#### [What is asked]
Print, word for word, every line from the beginning of the listing up to and including the line with "var yearsDomestico = ['2011', '2012', '2013', '2014', '2015'];". Pictures are to be excluded.

#### [Dataset section]
-- start --

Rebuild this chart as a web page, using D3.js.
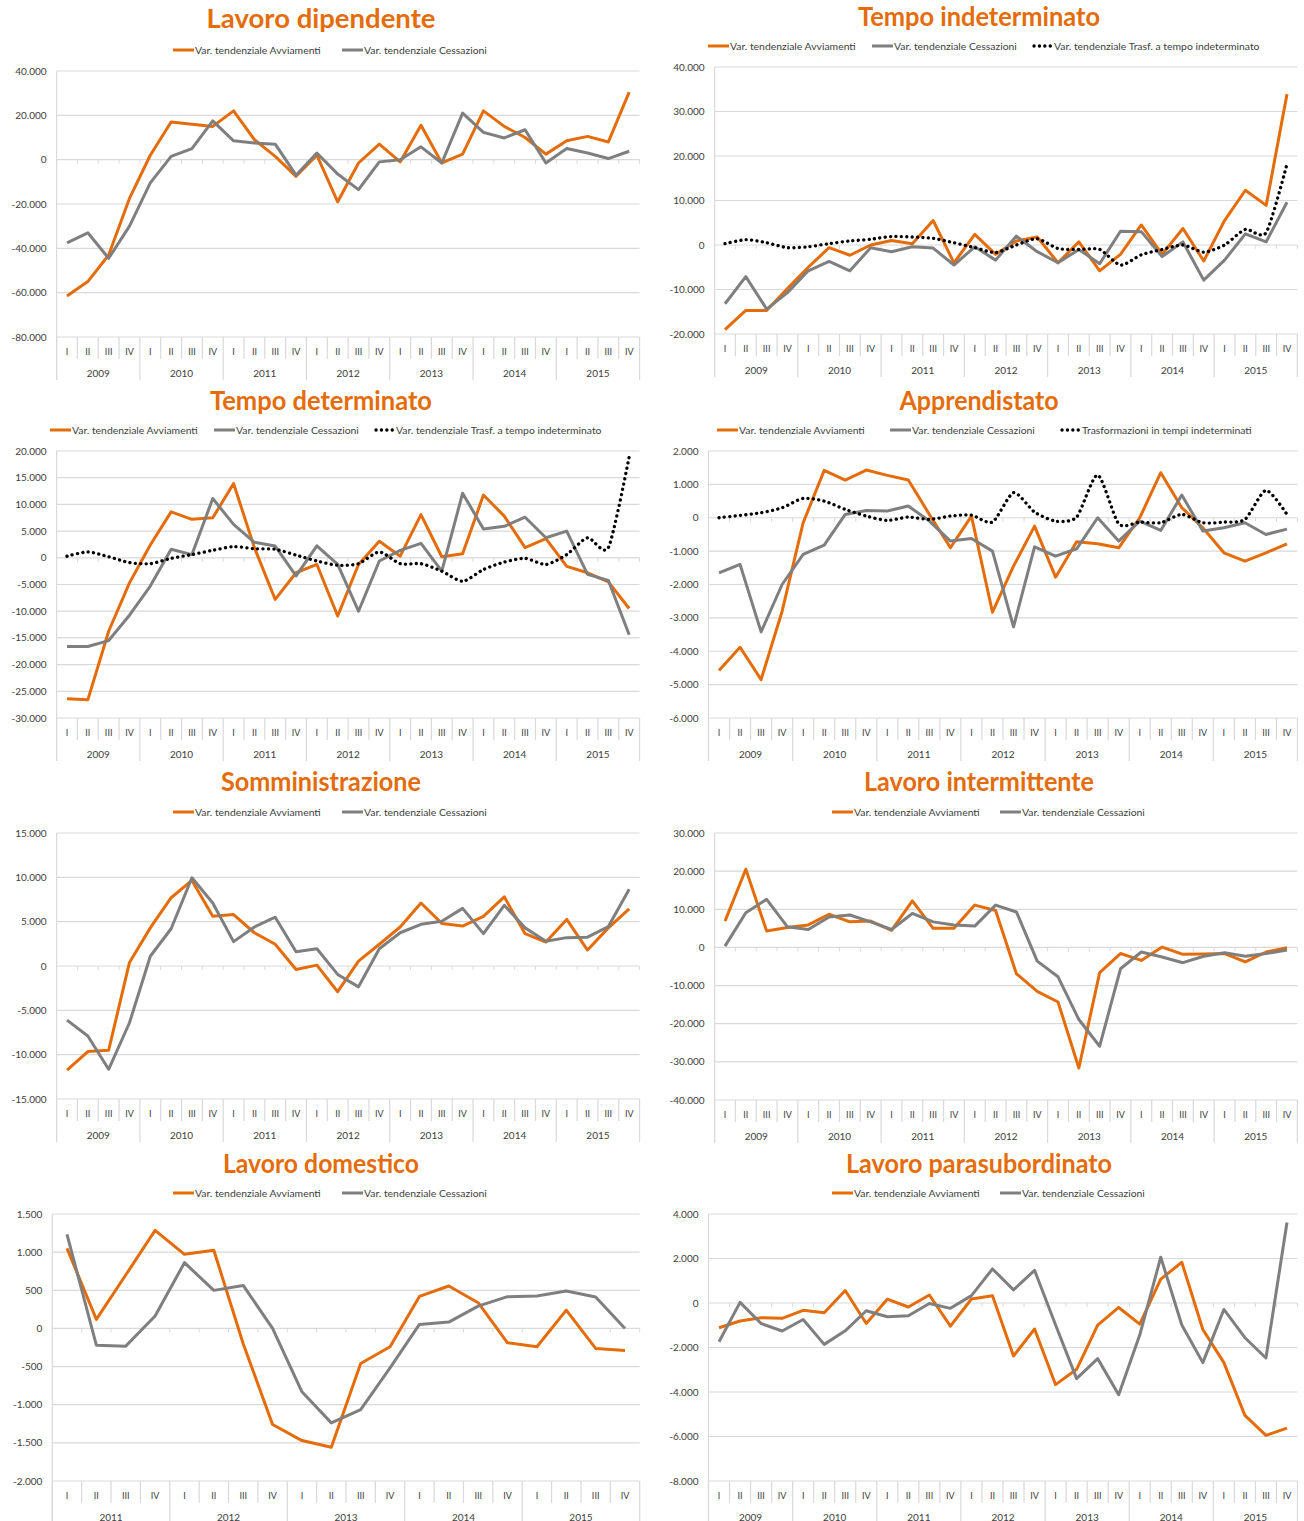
<!DOCTYPE html>
<html>
<head>
<meta charset="utf-8">
<script src="https://cdn.jsdelivr.net/npm/d3@7"></script>
<style>
  body { margin: 0; background: #fff; }
  svg { display: block; font-family: Lato, "Open Sans", sans-serif; }
</style>
</head>
<body>
<svg id="chart" width="1304" height="1521"></svg>
<script>
// quarters and years on the category axis
var quarters = ['I', 'II', 'III', 'IV'];
var years = ['2009', '2010', '2011', '2012', '2013', '2014', '2015'];
var yearsDomestico = ['2011', '2012', '2013', '2014', '2015'];

var labAvv = 'Var. tendenziale Avviamenti';
var labCess = 'Var. tendenziale Cessazioni';
var labTrasf = 'Var. tendenziale Trasf. a tempo indeterminato';
var labTrasfApp = 'Trasformazioni in tempi indeterminati';

// Lavoro dipendente
var dipAvv = [-61500, -55000, -43000, -17500, 2000, 17000, 16000, 15000, 22000, 9000, 1500, -7500,
  2000, -19000, -1500, 7000, -1000, 15500, -1500, 2500, 22000, 15000, 10000, 2500, 8500, 10500, 8000, 30500];
var dipCess = [-37500, -33000, -44500, -30000, -10500, 1500, 5000, 17500, 8500, 7500, 7000, -7000,
  3000, -6500, -13500, -1000, 0, 5800, -1500, 21000, 12300, 9800, 13500, -1500, 5000, 3000, 500, 3800];

// Tempo indeterminato
var indAvv = [-19000, -14700, -14700, -9800, -5000, -600, -2300, 0, 1000, 300, 5500, -4000,
  2400, -2100, 900, 1800, -4000, 700, -5800, -2100, 4500, -2100, 3700, -3600, 5500, 12300, 8900, 33900];
var indCess = [-13200, -7100, -14400, -10700, -5800, -3700, -5800, -600, -1500, -400, -700, -4500,
  -400, -3400, 2000, -1500, -4000, -1000, -4200, 3100, 3000, -2600, 700, -7900, -3400, 2500, 700, 9600];
var indTrasf = [300, 1200, 500, -600, -400, 300, 900, 1300, 1900, 1800, 1500, 500,
  -600, -1700, 0, 1400, -800, -1000, -1000, -4500, -2200, -1000, 0, -1600, 0, 3500, 2800, 18200];

// Tempo determinato
var detAvv = [-26400, -26600, -13750, -4700, 2400, 8600, 7200, 7500, 13900, 1900, -7800, -2800,
  -1250, -10900, -1250, 3100, 300, 8100, 200, 750, 11750, 7800, 1900, 3600, -1600, -2800, -4500, -9500];
var detCess = [-16600, -16600, -15500, -10750, -5300, 1600, 600, 11100, 6250, 2900, 2200, -3400,
  2250, -1250, -10000, -600, 1400, 2700, -2500, 12100, 5400, 5900, 7600, 3750, 5000, -3100, -4250, -14400];
var detTrasf = [300, 1100, 200, -900, -1100, -100, 600, 1400, 2100, 1700, 1600, 500,
  -600, -1400, -1100, 1100, -1100, -1100, -2500, -4400, -2200, -800, -100, -1250, 600, 3750, 1900, 18900];

// Apprendistato
var appAvv = [-4580, -3880, -4850, -2800, -150, 1420, 1130, 1430, 1270, 1130, 100, -900,
  50, -2830, -1450, -250, -1780, -720, -780, -900, 0, 1350, 300, -300, -1050, -1300, -1050, -780];
var appCess = [-1650, -1400, -3420, -2000, -1100, -820, 100, 220, 200, 350, -100, -700,
  -620, -1000, -3270, -870, -1150, -930, 0, -700, -100, -380, 680, -400, -300, -150, -500, -340];
var appTrasf = [0, 70, 150, 300, 580, 500, 250, 50, -80, 20, -50, 50,
  80, -130, 750, 170, -100, 20, 1280, -180, -130, -150, 100, -150, -130, -50, 820, 100];

// Somministrazione
var somAvv = [-11750, -9650, -9500, 400, 4300, 7700, 9650, 5600, 5800, 3750, 2450, -400,
  100, -2900, 550, 2450, 4400, 7100, 4800, 4500, 5600, 7800, 3650, 2700, 5250, 1800, 4300, 6450];
var somCess = [-6100, -7900, -11650, -6400, 1100, 4200, 9950, 7100, 2750, 4400, 5500, 1600,
  1950, -950, -2350, 1950, 3750, 4700, 5050, 6500, 3650, 6850, 4300, 2800, 3200, 3250, 4450, 8650];

// Lavoro intermittente
var intAvv = [6900, 20500, 4300, 5200, 5900, 8700, 6700, 6900, 4500, 12200, 5000, 5000,
  11100, 9700, -6900, -11500, -14300, -31600, -6600, -1600, -3400, 100, -1800, -1700, -1600, -3800, -1200, -100];
var intCess = [350, 9100, 12600, 5400, 4700, 8000, 8500, 6700, 4700, 8900, 6700, 5900,
  5600, 11100, 9300, -3600, -7700, -18900, -25900, -5600, -1200, -2500, -4000, -2300, -1400, -2300, -1600, -700];

// Lavoro domestico (2011-2015)
var domAvv = [1050, 118, 700, 1286, 971, 1024, -201, -1260, -1470, -1557,
  -459, -240, 420, 556, 337, -188, -240, 240, -262, -289];
var domCess = [1234, -219, -232, 162, 862, 499, 564, 0, -831, -1238,
  -1063, -516, 52, 83, 293, 416, 424, 490, 411, 0];

// Lavoro parasubordinato
var parAvv = [-1110, -810, -660, -690, -330, -440, 560, -920, 170, -180, 360, -1040,
  180, 330, -2380, -1170, -3670, -2980, -990, -200, -950, 1070, 1830, -1190, -2680, -5050, -5950, -5620];
var parCess = [-1740, 30, -920, -1260, -740, -1860, -1250, -350, -620, -570, -20, -240,
  330, 1530, 590, 1470, -990, -3400, -2500, -4120, -1440, 2060, -990, -2680, -290, -1560, -2470, 3620];

var ORANGE = '#e46c0a', GREY = '#7f7f7f', TEXT = '#404040', GRID = '#d9d9d9';

var it = d3.formatLocale({ decimal: ',', thousands: '.', grouping: [3], currency: ['€', ''], minus: '-' });
var fmt = it.format(',');

var svg = d3.select('#chart');
svg.append('rect').attr('width', 1304).attr('height', 1521).attr('fill', '#fff');

var panels = [
  { title: 'Lavoro dipendente', titleW: 229, years: years, domain: [-80000, 40000], step: 20000,
    x0: 56.6, x1: 639.6, y0: 71, y1: 337, titleY: 19, legY: 50, cx: 321,
    series: [[dipAvv, labAvv, 'o', 173], [dipCess, labCess, 'g', 342]] },
  { title: 'Tempo indeterminato', titleW: 242, years: years, domain: [-20000, 40000], step: 10000,
    x0: 714.6, x1: 1297.4, y0: 67, y1: 334, titleY: 17, legY: 46, cx: 979,
    series: [[indAvv, labAvv, 'o', 708], [indCess, labCess, 'g', 872], [indTrasf, labTrasf, 'd', 1032]] },
  { title: 'Tempo determinato', titleW: 222, years: years, domain: [-30000, 20000], step: 5000,
    x0: 56.6, x1: 639.6, y0: 451, y1: 718, titleY: 401, legY: 430, cx: 321,
    series: [[detAvv, labAvv, 'o', 50], [detCess, labCess, 'g', 214], [detTrasf, labTrasf, 'd', 374]] },
  { title: 'Apprendistato', titleW: 159, years: years, domain: [-6000, 2000], step: 1000,
    x0: 708.5, x1: 1297.5, y0: 451, y1: 718, titleY: 401, legY: 430, cx: 979,
    series: [[appAvv, labAvv, 'o', 717], [appCess, labCess, 'g', 890], [appTrasf, labTrasfApp, 'd', 1060]] },
  { title: 'Somministrazione', titleW: 200, years: years, domain: [-15000, 15000], step: 5000,
    x0: 56.6, x1: 639.6, y0: 833, y1: 1099, titleY: 782, legY: 812, cx: 321,
    series: [[somAvv, labAvv, 'o', 173], [somCess, labCess, 'g', 342]] },
  { title: 'Lavoro intermittente', titleW: 230, years: years, domain: [-40000, 30000], step: 10000,
    x0: 714.6, x1: 1297.4, y0: 833, y1: 1100, titleY: 782, legY: 812, cx: 979,
    series: [[intAvv, labAvv, 'o', 832], [intCess, labCess, 'g', 1000]] },
  { title: 'Lavoro domestico', titleW: 196, years: yearsDomestico, domain: [-2000, 1500], step: 500,
    x0: 52.3, x1: 639.7, y0: 1214, y1: 1481, titleY: 1164, legY: 1193, cx: 321,
    series: [[domAvv, labAvv, 'o', 173], [domCess, labCess, 'g', 342]] },
  { title: 'Lavoro parasubordinato', titleW: 266, years: years, domain: [-8000, 4000], step: 2000,
    x0: 708.5, x1: 1297.5, y0: 1214, y1: 1481, titleY: 1164, legY: 1193, cx: 979,
    series: [[parAvv, labAvv, 'o', 832], [parCess, labCess, 'g', 1000]] }
];

function styleLine(sel, kind) {
  if (kind === 'o') sel.attr('stroke', ORANGE).attr('stroke-width', 3);
  else if (kind === 'g') sel.attr('stroke', GREY).attr('stroke-width', 3);
  else sel.attr('stroke', '#000').attr('stroke-width', 3.3)
    .attr('stroke-linecap', 'round').attr('stroke-dasharray', '0.1,5.3');
  return sel;
}

function drawPanel(p) {
  var g = svg.append('g');
  var keys = [];
  p.years.forEach(function(yr) { quarters.forEach(function(q) { keys.push(yr + '-' + q); }); });

  var x = d3.scaleBand().domain(keys).range([p.x0, p.x1]).padding(0);
  var y = d3.scaleLinear().domain(p.domain).range([p.y1, p.y0]);
  var ticks = d3.range(p.domain[0], p.domain[1] + p.step / 2, p.step);
  var bw = x.bandwidth();

  // title
  g.append('text').attr('x', p.cx).attr('y', p.titleY).attr('dy', '0.35em')
    .attr('text-anchor', 'middle').attr('font-size', 27).attr('font-weight', 'bold')
    .attr('textLength', p.titleW).attr('lengthAdjust', 'spacingAndGlyphs')
    .attr('fill', ORANGE).text(p.title);

  // legend
  p.series.forEach(function(s) {
    var lx = s[3];
    var sw = g.append('line').attr('x1', lx).attr('x2', lx + 21)
      .attr('y1', p.legY).attr('y2', p.legY);
    styleLine(sw, s[2]);
    if (s[2] === 'd') sw.attr('x1', lx + 2).attr('x2', lx + 22);
    g.append('text').attr('x', lx + 22).attr('y', p.legY).attr('dy', '0.35em')
      .attr('font-size', 10.4).attr('fill', TEXT).text(s[1]);
  });

  // gridlines
  g.selectAll('.grid').data(ticks).enter().append('line')
    .attr('x1', p.x0).attr('x2', p.x1)
    .attr('y1', function(d) { return y(d); }).attr('y2', function(d) { return y(d); })
    .attr('stroke', GRID).attr('stroke-width', 1.2);

  // y labels
  g.selectAll('.ylab').data(ticks).enter().append('text')
    .attr('x', p.x0 - 10).attr('y', function(d) { return y(d); }).attr('dy', '0.35em')
    .attr('text-anchor', 'end').attr('font-size', 10).attr('fill', TEXT)
    .text(function(d) { return fmt(d); });

  // zero axis tick marks
  var bounds = keys.map(function(k) { return x(k); }).concat([p.x1]);
  g.selectAll('.ztick').data(bounds).enter().append('line')
    .attr('x1', function(d) { return d; }).attr('x2', function(d) { return d; })
    .attr('y1', y(0)).attr('y2', y(0) + 4)
    .attr('stroke', GRID).attr('stroke-width', 1);

  // left axis
  g.append('line').attr('x1', p.x0).attr('x2', p.x0)
    .attr('y1', p.y0).attr('y2', p.y1 + 43)
    .attr('stroke', GRID).attr('stroke-width', 1.2);

  // category separators
  g.selectAll('.sep').data(bounds).enter().append('line')
    .attr('x1', function(d) { return d; }).attr('x2', function(d) { return d; })
    .attr('y1', p.y1)
    .attr('y2', function(d, i) { return i % 4 === 0 ? p.y1 + 43 : p.y1 + 22; })
    .attr('stroke', GRID).attr('stroke-width', 1.2);

  // quarter labels
  g.selectAll('.qlab').data(keys).enter().append('text')
    .attr('x', function(d) { return x(d) + bw / 2; })
    .attr('y', p.y1 + 15).attr('dy', '0.35em')
    .attr('text-anchor', 'middle').attr('font-size', 9).attr('fill', TEXT)
    .text(function(d) { return d.split('-')[1]; });

  // year labels
  g.selectAll('.ylab2').data(p.years).enter().append('text')
    .attr('x', function(d) { return x(d + '-I') + bw * 2; })
    .attr('y', p.y1 + 36).attr('dy', '0.35em')
    .attr('text-anchor', 'middle').attr('font-size', 10).attr('fill', TEXT)
    .text(function(d) { return d; });

  // series lines
  p.series.forEach(function(s) {
    var line = d3.line()
      .x(function(d, i) { return x(keys[i]) + bw / 2; })
      .y(function(d) { return y(d); })
      .curve(s[2] === 'd' ? d3.curveCardinal.tension(0.3) : d3.curveLinear);
    var path = g.append('path').datum(s[0]).attr('d', line)
      .attr('fill', 'none').attr('stroke-linejoin', 'round');
    styleLine(path, s[2]);
  });
}

panels.forEach(drawPanel);
</script>
</body>
</html>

-- end --

#### [Written solution]
Rebuild this chart as a web page, using D3.js.
<!DOCTYPE html>
<html>
<head>
<meta charset="utf-8">
<script src="https://cdn.jsdelivr.net/npm/d3@7"></script>
<style>
  body { margin: 0; background: #fff; }
  svg { display: block; font-family: Lato, "Open Sans", sans-serif; }
</style>
</head>
<body>
<svg id="chart" width="1304" height="1521"></svg>
<script>
// quarters and years on the category axis
var quarters = ['I', 'II', 'III', 'IV'];
var years = ['2009', '2010', '2011', '2012', '2013', '2014', '2015'];
var yearsDomestico = ['2011', '2012', '2013', '2014', '2015'];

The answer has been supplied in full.